A young man said that he was disabled and he challenged her about abortion policy towards disabled foetuses, while another asked why she would not ditch her Irish language red line.
Another praised her for speaking on behalf of victims of state violence, but asked why she did not speak up for other victims.
These and other questions were taken in batches of three, and then answered by Ms O’Neill.
Then Ms Graham rose to ask a question.
She said: “My brother Edgar was a member of the previous assembly, he was murdered just yards from where we are tonight. Gerry Fitt at the time said in the House of Lords his murder would be seen as a direct attack on the people who voted for him and those he represented in the Northern Ireland Assembly.
“I am just an ordinary unionist, I am not a political unionist. I am very grateful to you Michelle for coming here tonight and giving me the opportunity to speak to you.
“And it has been reported that you have refused to condemn my brother’s murder. I have no difficulty in condemning the murders of people like Pat Finucane and Rosemary Nelson, who was at Queen’s law faculty at the same time that I was. Eamonn Collins was there at the same time as well and he was brutally murdered. And I couldn’t cite a list of the people in the legal system who were murdered
“But I would just like to ask you, what is your moral compass, I hear what you say that there is a narrative on the past, we won’t agree on it. I’ve had that said to me by other Sinn Fein representatives so I am happy to speak with anyone from Sinn Fein or SDLP or anywhere.
“I didn’t grow up a bigot, my brother didn’t grow up a bigot, I would like us all to live peacefully in the island of Ireland and I have no objections to a united Ireland, in fact I have greater regrets now than I probably ever had simply because I would see it as a victory for the people who murdered my brother, so I want to ask you, my question is really, what is your moral compass and what can you offer to me an ordinary unionist?
“To me murder is murder and how can I respect you when you fail to condemn my brother’s murder? Thank you.”
Ms O’Neill then answered other questions that had been asked alongside Ms Graham before addressing her as follows: “To Anne I would say: I am sorry that you lost your brother. I would say that, thank you for what you have said in terms of engaging with me tonight. I am very happy to talk to you at any stage, at any time.
“I think that it is so important that we try to deal with the past in such a sensitive way, you accepted that, or you said that some people said to you before about different narratives , there are different narratives and I think that is the first step to actually allowing us to move forward is actually recognising that we are not going to agree. We are not going to agree on the past.
“But if you accept that as the premise to move forward then that in itself is a significant move forward.
“I can promise you it is not about victories. I said that when I spoke earlier. It can’t be a victory for anybody. A new Ireland can’t be built on a victory. A new Ireland has to be built actually on genuine principles
“This young fellow talked about what are the policies? How do we design the future together?
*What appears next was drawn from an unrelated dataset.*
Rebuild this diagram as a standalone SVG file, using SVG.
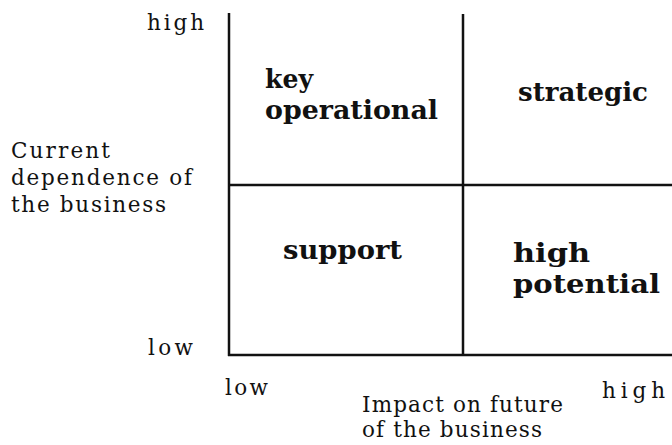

What is it that makes people, what is going to make people from a unionist background, with a British identity perhaps is a better way to put it, what is going to give a British identity the comfort to know that there will be no discrimination, that they will not be disrespected, that they were, would be equal citizens in a new Ireland?
“So I think that he have a big, big job of work to do in order to try and convince people of what that looks like.
“... Anne talked about moral compasses, and what guides me?
“What guides me is fairness, what guides me is equality, what guides me is genuinely being respectful and listening, being tolerant, making sure that we design a future where everyone feels comfortable that they can belong, that they have a position, that we don’t have minorities or majorities, so we actually work together and try to bring a bout change and try to make sure that no young person ever has to fight the battles that we fought in the past.”
After the lecture and questions, Mairtin Ó Muilleoir MLA of Sinn Fein approached Ms Graham and brought her down to speak to Ms O’Neill.
Ms Graham later told the News Letter: “... I said this line that we’ll never agree on the past, that we’ve different narratives: to me murder is murder, it was kind of skirting round the issue, because I think well unless you can agree that murder is murder what, how can you expect anyone to vote for you or respect you?
“She was being pleasant, she’s saying she will meet me and saying we are never going to agree on everything but she regrets every murder. But it is still a bit fudged to me, it’s still a fudge.”
• Edgar Graham was born in 1954 and educated at Queen’s and Oxford universities.
He became a barrister and a law lecturer at Queen’s, and was involved in the Ulster Unionist Party’s youth wing.
He was elected to Stormont in 1982 for South Belfast and tipped as a future UUP leader before being shot dead at point blank range in December 1983 at the edge of Queen’s.
Not long before the murder he argued in favour of supergrass trials at a debate at the students union, where he met a furious reception. On news of his murder weeks later, a cheer went up in the union.
The IRA said his killing “should be a salutary lesson to those loyalists who stand foursquare behind the laws and forces of oppression of the nationalist people”.